Banis-Clemens accused Vitale and the other curriculum supervisors of “dragging their feet,” while Jordan Blomgren, a board member who teaches in a different district, said it was “common practice, where things are rolled out before the school year.”
The board has been divided on the Vermilion contract and curriculum changes — splitting 5-4, with Republicans on both sides of the issue. Joan Cullen, one of the dissenting board members, said it made sense for Vitale to speak out during a school board meeting, given that her and other supervisors’ jobs had been threatened by the board earlier this year.
“They’re safer here in telling us what is really going on,” Cullen said, as Banis-Clemens argued that the board hadn’t been trying to punish the supervisors.
Vitale and Adams worked through three units of the new ninth-grade civics, government and economics curriculum, but “it got difficult on the last two units,” said Kathy Scheid, an assistant superintendent. Administrators wanted to incorporate history, but Adams “told me there was to be no history put in this course,” according to Vitale.
Scheid said that ninth-grade teachers could start the year teaching the first three units while the district worked to finish the course.
Underlying the conflict was disagreement over the Hillsdale curriculum, and to what extent teachers would have to use it. As she presented the social studies courses, Vitale said that while the 1776 Curriculum was listed as a “required” teacher resource, teachers would still have discretion as to how they used it.
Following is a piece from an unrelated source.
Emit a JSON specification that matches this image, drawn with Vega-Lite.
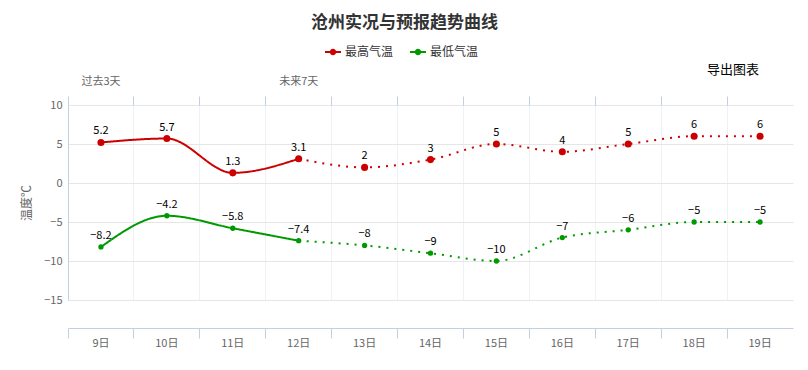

If that’s the case, asked Jonathan Russell, a board member opposed to Vermilion, why was the curriculum described as required?
“You’re using it as a framework,” Blomgren said, adding that if it wasn’t listed as “required,” then “no teacher is even going to look at it.”
Almost all of the community members who addressed the board opposed the curriculum changes. Some said they were troubled by what they had read in the Hillsdale curriculum.
Hillsdale’s curriculum for third to fifth graders refers to Jamestown’s “original experiment with a form of communism,” which “helped produce a disastrous first year and a half for the fledgling settlement,” noted Stephanie Regina, reading from the curriculum.
Besides the fact that most children that age “don’t know what communism is,” Regina said, “It wasn’t communism.” (The idea that pilgrims embraced capitalism after failing at socialism has been spread by conservatives, but historians dispute it.)
“You can tell the kids, this was a wonderful spirit. Or you can tell them this was evil capitalism,” Regina said. “Or you can just tell them what happened, and they can decide for themselves.”